Sample tester instructions

Dear tester, thank you for agreeing to test my tool! Please read the list of
user-scenarios below. I would like you to run through the form following each
scenario. Please either record your screen on Zoom as you navigate the form, or
write down your inputs on each screen. Each screen has a unique ID shown in
red after the words "Page ID". Use this to identify the screen. If you run
into a bug, try to explain what you did to trigger it, and copy and paste any
error text you ran into.

You can use this form [INSERT LINK] to tell me about the bugs you found.
You can use this spreadsheet [INSERT LINK] to record the tests that you ran.

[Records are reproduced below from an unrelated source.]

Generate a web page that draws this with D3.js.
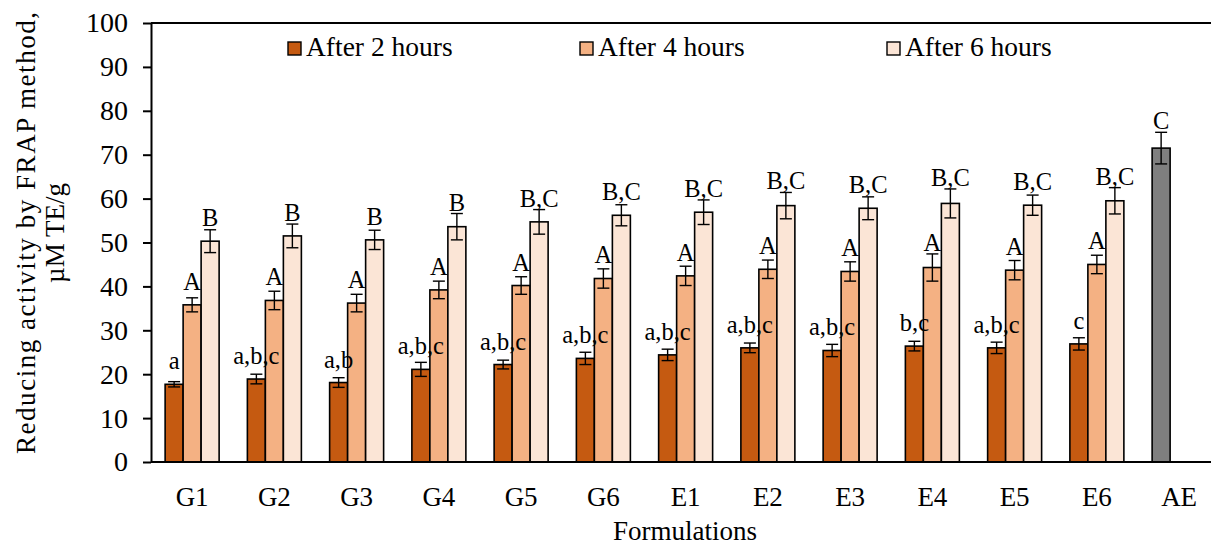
<!DOCTYPE html>
<html>
<head>
<meta charset="utf-8">
<script src="https://cdn.jsdelivr.net/npm/d3@7"></script>
<style>
  html, body { margin: 0; padding: 0; background: #fff; }
  svg { display: block; }
</style>
</head>
<body>
<svg id="chart" width="1211" height="548"></svg>
<script>
// Formulations on the x axis
const categories = ["G1", "G2", "G3", "G4", "G5", "G6", "E1", "E2", "E3", "E4", "E5", "E6", "AE"];
const seriesNames = ["After 2 hours", "After 4 hours", "After 6 hours"];

// Reducing activity (µM TE/g) per formulation, G1..E6
const after2 = [17.7, 18.9, 18.1, 21.1, 22.2, 23.6, 24.4, 26.0, 25.4, 26.4, 26.0, 26.9];
const after4 = [35.8, 36.8, 36.2, 39.2, 40.2, 41.8, 42.4, 43.9, 43.4, 44.3, 43.7, 45.0];
const after6 = [50.3, 51.5, 50.6, 53.6, 54.7, 56.2, 56.9, 58.4, 57.8, 58.9, 58.5, 59.5];

// Standard deviations
const err2 = [0.6, 1.1, 1.1, 1.6, 1.0, 1.4, 1.3, 1.1, 1.4, 1.1, 1.3, 1.4];
const err4 = [1.6, 2.1, 2.0, 2.0, 2.0, 2.2, 2.2, 2.1, 2.2, 3.1, 2.2, 2.1];
const err6 = [2.6, 2.7, 2.2, 3.0, 2.8, 2.4, 2.8, 3.0, 2.6, 3.3, 2.3, 3.0];

// Significance letters
const sig2 = ["a", "a,b,c", "a,b", "a,b,c", "a,b,c", "a,b,c", "a,b,c", "a,b,c", "a,b,c", "b,c", "a,b,c", "c"];
const sig4 = ["A", "A", "A", "A", "A", "A", "A", "A", "A", "A", "A", "A"];
const sig6 = ["B", "B", "B", "B", "B,C", "B,C", "B,C", "B,C", "B,C", "B,C", "B,C", "B,C"];

// Reference extract (AE)
const aeValue = 71.5;
const aeError = 3.6;
const aeSig = "C";

const yTicks = [0, 10, 20, 30, 40, 50, 60, 70, 80, 90, 100];

const seriesColors = ["#C55A11", "#F4B183", "#FBE5D6"];
const aeColor = "#7F7F7F";
const serif = "'Liberation Serif', 'Times New Roman', 'DejaVu Serif', serif";

const svg = d3.select("#chart").style("font-family", serif);
const plotLeft = 151, plotTop = 23, plotBottom = 462, plotRight = 1220.25;

const x = d3.scaleBand()
  .domain(categories)
  .range([plotLeft, plotRight])
  .paddingInner(0.3435)
  .paddingOuter(0.3435 / 2);

const xSub = d3.scaleBand()
  .domain(seriesNames)
  .range([0, x.bandwidth()]);

const y = d3.scaleLinear().domain([0, 100]).range([plotBottom, plotTop]);

// Build rows for the grouped bars
const groups = [after2, after4, after6];
const errs = [err2, err4, err6];
const sigs = [sig2, sig4, sig6];
const rows = [];
seriesNames.forEach((s, si) => {
  groups[si].forEach((v, ci) => {
    rows.push({ cat: categories[ci], series: s, value: v, err: errs[si][ci], sig: sigs[si][ci], color: seriesColors[si] });
  });
});
rows.push({ cat: "AE", series: seriesNames[0], value: aeValue, err: aeError, sig: aeSig, color: aeColor });

function label(sel, size) {
  return sel.style("font-family", serif).style("font-size", size + "px").attr("fill", "#000");
}

// Top border of the plot area
svg.append("line")
  .attr("x1", plotLeft).attr("x2", 1211)
  .attr("y1", y(100)).attr("y2", y(100))
  .attr("stroke", "#000").attr("stroke-width", 2);

// Y axis
const yAxis = svg.append("g")
  .attr("transform", `translate(${plotLeft},0)`)
  .call(d3.axisLeft(y).tickValues(yTicks).tickSize(8).tickSizeOuter(0).tickPadding(15));
yAxis.attr("font-family", null);
yAxis.select(".domain").attr("stroke", "#000").attr("stroke-width", 2);
yAxis.selectAll(".tick line").attr("stroke", "#000").attr("stroke-width", 2);
label(yAxis.selectAll(".tick text"), 28);

// Bars
svg.append("g").selectAll("rect")
  .data(rows)
  .join("rect")
  .attr("x", d => x(d.cat) + xSub(d.series))
  .attr("width", xSub.bandwidth())
  .attr("y", d => y(d.value))
  .attr("height", d => y(0) - y(d.value))
  .attr("fill", d => d.color)
  .attr("stroke", "#000")
  .attr("stroke-width", 1.6);

// Error bars
const capW = 12;
const eb = svg.append("g").attr("stroke", "#000").attr("stroke-width", 1.4);
rows.forEach(d => {
  const cx = x(d.cat) + xSub(d.series) + xSub.bandwidth() / 2;
  const y1 = y(d.value + d.err), y0 = y(d.value - d.err);
  eb.append("line").attr("x1", cx).attr("x2", cx).attr("y1", y1).attr("y2", y0);
  eb.append("line").attr("x1", cx - capW / 2).attr("x2", cx + capW / 2).attr("y1", y1).attr("y2", y1);
  eb.append("line").attr("x1", cx - capW / 2).attr("x2", cx + capW / 2).attr("y1", y0).attr("y2", y0);
});

// Significance letters above bars
label(svg.append("g").selectAll("text")
  .data(rows)
  .join("text")
  .attr("x", d => x(d.cat) + xSub(d.series) + xSub.bandwidth() / 2)
  .attr("y", d => Math.min(y(d.value) - 15, y(d.value + d.err) - 3))
  .attr("text-anchor", "middle")
  .text(d => d.sig), 24.5);

// X axis baseline and category labels
svg.append("line")
  .attr("x1", plotLeft).attr("x2", 1211)
  .attr("y1", y(0)).attr("y2", y(0))
  .attr("stroke", "#000").attr("stroke-width", 2);

label(svg.append("g").selectAll("text")
  .data(categories)
  .join("text")
  .attr("x", d => x(d) + x.bandwidth() / 2)
  .attr("y", 506)
  .attr("text-anchor", "middle")
  .text(d => d), 27);

// Axis titles
label(svg.append("text")
  .attr("x", 685)
  .attr("y", 540)
  .attr("text-anchor", "middle")
  .text("Formulations"), 27);

label(svg.append("text")
  .attr("transform", "translate(35,233) rotate(-90)")
  .attr("text-anchor", "middle")
  .attr("textLength", 442)
  .attr("lengthAdjust", "spacing")
  .text("Reducing activity by FRAP method,"), 27);

label(svg.append("text")
  .attr("transform", "translate(64,233) rotate(-90)")
  .attr("text-anchor", "middle")
  .text("µM TE/g"), 27);

// Legend
const legendX = [288, 580, 887];
const legend = svg.append("g");
seriesNames.forEach((s, i) => {
  legend.append("rect")
    .attr("x", legendX[i]).attr("y", 42)
    .attr("width", 13).attr("height", 13)
    .attr("fill", seriesColors[i])
    .attr("stroke", "#000").attr("stroke-width", 1.4);
  label(legend.append("text")
    .attr("x", legendX[i] + 18).attr("y", 56)
    .text(s), 27.5);
});
</script>
</body>
</html>
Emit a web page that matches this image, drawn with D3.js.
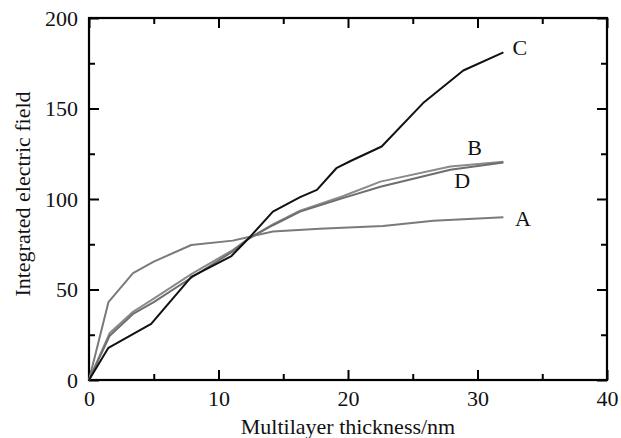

The scenario does not cover all of the facts. I would like you to imagine that
you are the user described in the scenario, and enter any choices that make
sense to you. Your exact choice is not important. What is most important is
that we get enough different choices from all of the testers to catch most of
the bugs.

For fields that allow a lot of text, you may want to use this 
Lorem Ipsum generator to see how the text input is handled.

https://suffolklitlab.org/legal-tech-class/docs/testing/lorem-ipsum

Review your tests and iterate

Once you have finished a round of testing, look over the results and the variety of inputs that were entered. You made an assumption about how well the tests would cover the features of your tool.

How well did your tests cover the different logical branches of your tool?
Did your tests encounter edge cases that you can safely eliminate, simplifying the tool and reducing the scope for future tests? Sometimes the safest feature is one that doesn't exist! If your functionality is very hard to test, you may consider a simpler substitute for the functionality.
Did you notice any pattern of errors that would lead you to redesign either your tool or the testing scenarios?

Fix any bugs and confirm them by re-running the test with the facts that the tester used.

Use the information you learned to decide if more tests need to be run, perhaps with new scenarios.